UK ports on course for worst year since 1983


UK ports are on course for their worst year since 1983 after declining North Sea oil production and Brexit put a large dent in cargo volumes.

Goods handled at the nation’s ports are expected to hit a nadir of about 408m tonnes this year, down 13.5 per cent on 2019, according to research by Drewry Maritime Advisors commissioned by the UK Major Ports Group.

Demand for consumer goods and some other categories such as building materials have bounced back quickly after the first lockdown in 2020, which together with the global disruption to supply chains has caused some congestion at UK ports.

However, the UK ports have suffered from a significant decline in oil production, which plays an important role in UK trade and accounts for around a third of port volumes.

Oil production at certain North Sea sites was disrupted due to a drop in demand for energy as people travelled less because of the coronavirus pandemic.

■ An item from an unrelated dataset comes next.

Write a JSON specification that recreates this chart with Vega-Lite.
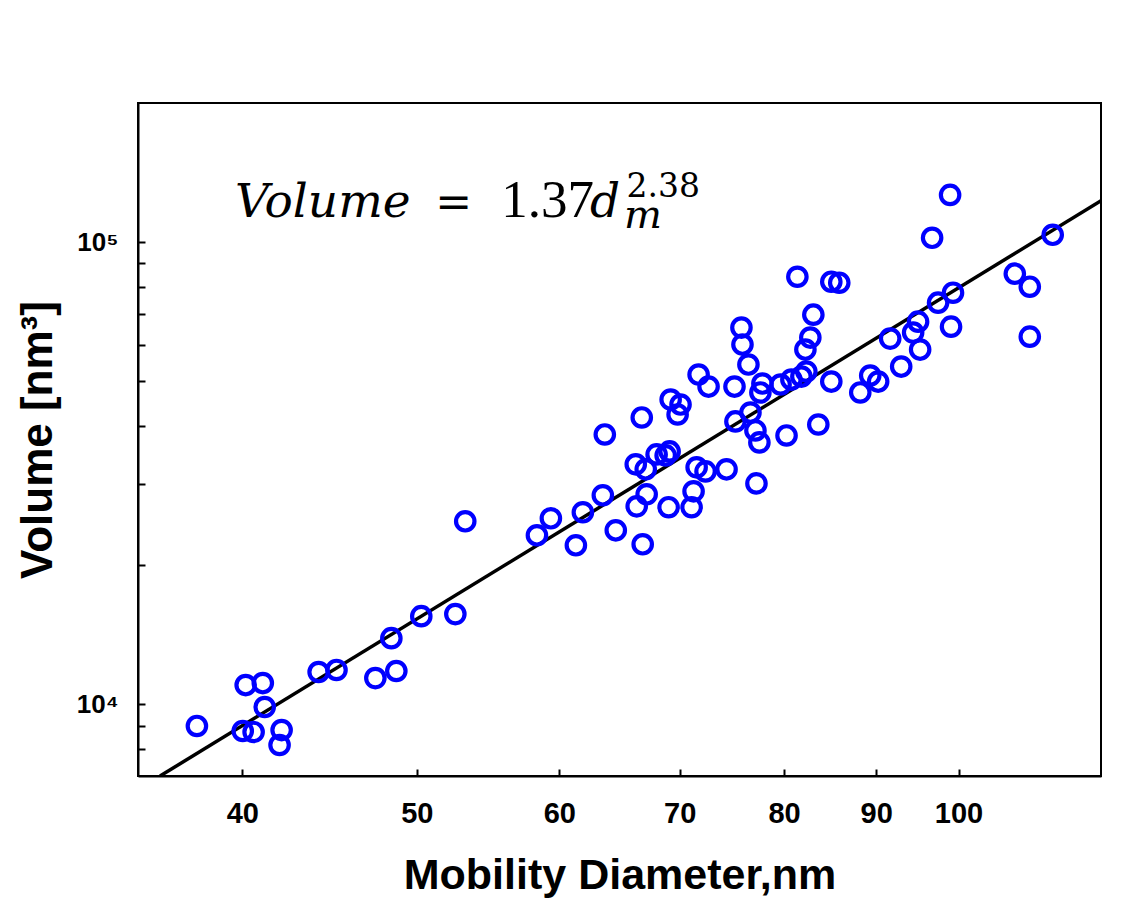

The end of the Brexit transition period at the start of this year also contributed to the decline as the volume of accompanied roll-on, roll-off cargo — which includes a range of consumer and trade goods — sharply dropped because of new border controls and the driver shortage.

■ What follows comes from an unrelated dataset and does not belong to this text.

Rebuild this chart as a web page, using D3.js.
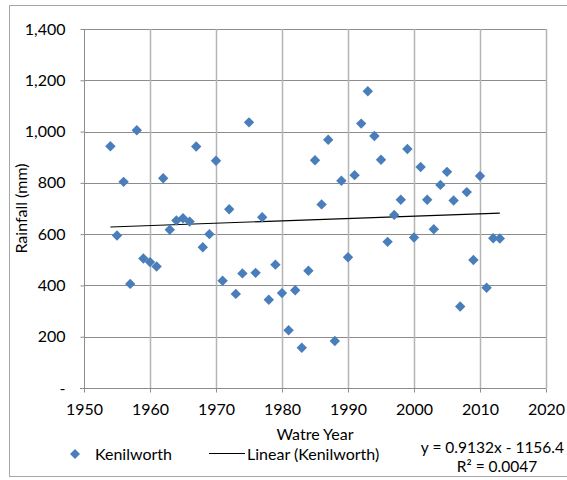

Tim Morris, chief executive of the UK Major Ports Group, a trade body for the largest operators, said that it had been a “challenging year” and that the “shocks of the pandemic have compounded long term structural change such as the shift from oil and the impact of decarbonisation on the UK economy.”

Line chart of Annual cargo volumes ('000 tonnes) showing UK port volumes sink to lowest level since 1983

Although volumes will begin to recover this year they are not expected to reach pre-pandemic levels until 2026 because of the continuing slide in demand for oil and gas products as the UK advances decarbonisation plans.

The release of data showing the decline in oil handled by UK ports follows Royal Dutch Shell’s withdrawal last week from the controversial Cambo project in the North Sea amid fierce debate over the need to bolster energy security by investing in domestic fossil fuel production.

UK oil demand has been in decline since around 2005 because of the shift in the energy system to renewable power. That has led to a long-term decline in liquid bulk volumes passing through ports in Scotland that receive North Sea supplies and others near refineries such as Southampton and Immingham.

The decline in volumes comes as ports in the UK, mostly owned by the private sector, need to invest in infrastructure such as electric chargers to decarbonise shipping. Operators say government support is needed to make those investments a reality.

The bright spots in the years ahead are for ports serving containerised freight, helped by the surge in demand for consumer goods from Asia and so-called break bulk goods such as steel and other materials used in construction, the report said.

Morris said that ports have been investing and developing their businesses in higher growth categories like containers and unaccompanied trailers, as well as alternative revenue streams that depend less on high volumes such as logistics, warehousing and green energy, including manufacturing for wind farms, for example.